Firstly, the scheme's focus on retirement planning for children seems misaligned with more immediate financial priorities. Most parents are likely to prioritize saving for their children's education, marriage, or business setup rather than their retirement. This misalignment could lead to inadequate funding for more pressing financial goals.
 
The scheme's liquidity constraints are a significant concern. Withdrawals are limited to 25% of the contributed amount (not including returns) and can only be made three times before the child turns 18, with a three-year lock-in period. This rigidity could pose problems if parents need funds for their child's education or other essential expenses.
 
Perhaps the most contentious aspect is the loss of parental control once the child turns 18. At this point, the account converts to an individual NPS account, potentially putting the accumulated savings at risk if the young adult lacks financial management skills.
 
The exit options are also questionable.
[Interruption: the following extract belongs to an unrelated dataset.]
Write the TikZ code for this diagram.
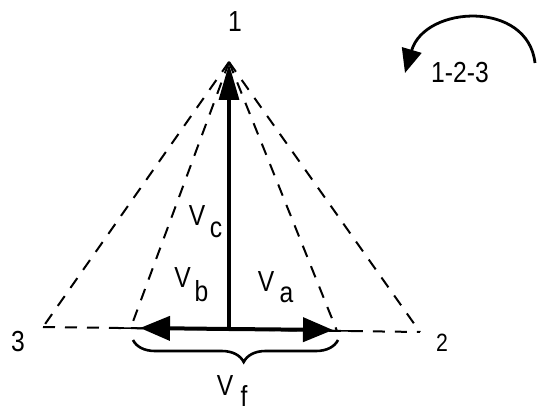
\documentclass[tikz,border=0pt]{standalone}
\usepackage{fontspec}
\setmainfont{Liberation Sans}
\newfontfamily\lab{Liberation Sans}[FakeStretch=0.85]
\usetikzlibrary{arrows.meta,decorations.pathreplacing}
\begin{document}
\begin{tikzpicture}[x=1pt,y=-1pt,
  dline/.style={line width=2pt, dash pattern=on 12pt off 10pt},
  lbl/.style={font=\lab\fontsize{29}{32}\selectfont, inner sep=0pt},
  sml/.style={font=\lab\fontsize{25}{28}\selectfont, inner sep=0pt},
  ]
\useasboundingbox (0,0) rectangle (542,412);
% points
\coordinate (A) at (229,62);
\coordinate (L) at (43,327);
\coordinate (R) at (420,332);
\coordinate (Li) at (131,327);
\coordinate (Ri) at (337,331);
\coordinate (Ls) at (120,328);
\coordinate (Rs) at (352,331);
\coordinate (O) at (229,329);
\coordinate (Lt) at (140,328);
\coordinate (Rt) at (333,330);
\coordinate (At) at (229,64);
% dashed triangle lines
\draw[dline] (A) -- (L);
\draw[dline] (A) -- (R);
\draw[dline] (A) -- (Li);
\draw[dline] (A) -- (Ri);
\draw[dline] (L) -- (R);
\draw[line width=1.6pt] (Ls) -- (Rs);
% vectors
\draw[line width=3.2pt, -{Triangle[length=36pt,width=20pt]}] (O) -- (At);
\draw[line width=4pt, -{Triangle[length=30pt,width=24pt]}] (O) -- (Lt);
\draw[line width=4pt, -{Triangle[length=30pt,width=24pt]}] (O) -- (Rt);
% brace
\coordinate (Bl) at (133,340);
\coordinate (Br) at (338,340);
\draw[line width=2.6pt, decorate, decoration={brace, amplitude=22pt, aspect=0.46}] (Br) -- (Bl);
% labels
\node[lbl] (one) at (235,22) {1};
\node[lbl] (three) at (18,342) {3};
\node[sml] (two) at (442,343) {2};
\node[lbl] (vc) at (197,216) {V};
\node[lbl] (vcs) at (216,229.5) {c};
\node[lbl] (vb) at (182.5,278) {V};
\node[lbl] (vbs) at (201.5,291) {b};
\node[lbl] (va) at (266,282) {V};
\node[lbl] (vas) at (286.5,294.5) {a};
\node[lbl] (vf) at (225,386) {V};
\node[lbl] (vfs) at (244,396) {f};
% rotation sense
\coordinate (S) at (535,63);
\coordinate (E) at (405,73);
\draw[line width=2.8pt, -{Triangle[length=24pt,width=20pt]}] (S) .. controls (528,0) and (425,5) .. (E);
\node[lbl] (seq) at (460,73) {1-2-3};
\end{tikzpicture}
\end{document}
Upon the child turning 18, 80% of the corpus must be reinvested in an annuity plan if it exceeds Rs2.5 lakh. This raises the question of whether a pension product is appropriate for an 18-year-old who may have more immediate financial needs or goals.
 
Critics also point out that NPS may not be as cost-effective as often claimed. The scheme's investment policies, particularly in its debt portfolio, may expose investors to hidden risks. Additionally, the lack of control over specific investments within the equity and debt components could be a drawback for more savvy investors.
 
While the NPS Vatsalya scheme offers some benefits, such as tax advantages and the potential for market-linked returns, it's crucial for parents to carefully weigh these against the scheme's limitations. Factors such as investment goals, risk tolerance, and the need for flexibility should be thoroughly considered before committing to this long-term investment product.
 
In conclusion, while the NPS Vatsalya scheme may have its merits, it's essential for parents to approach it with a critical eye and consider whether it aligns with their overall financial planning strategy for their children's future.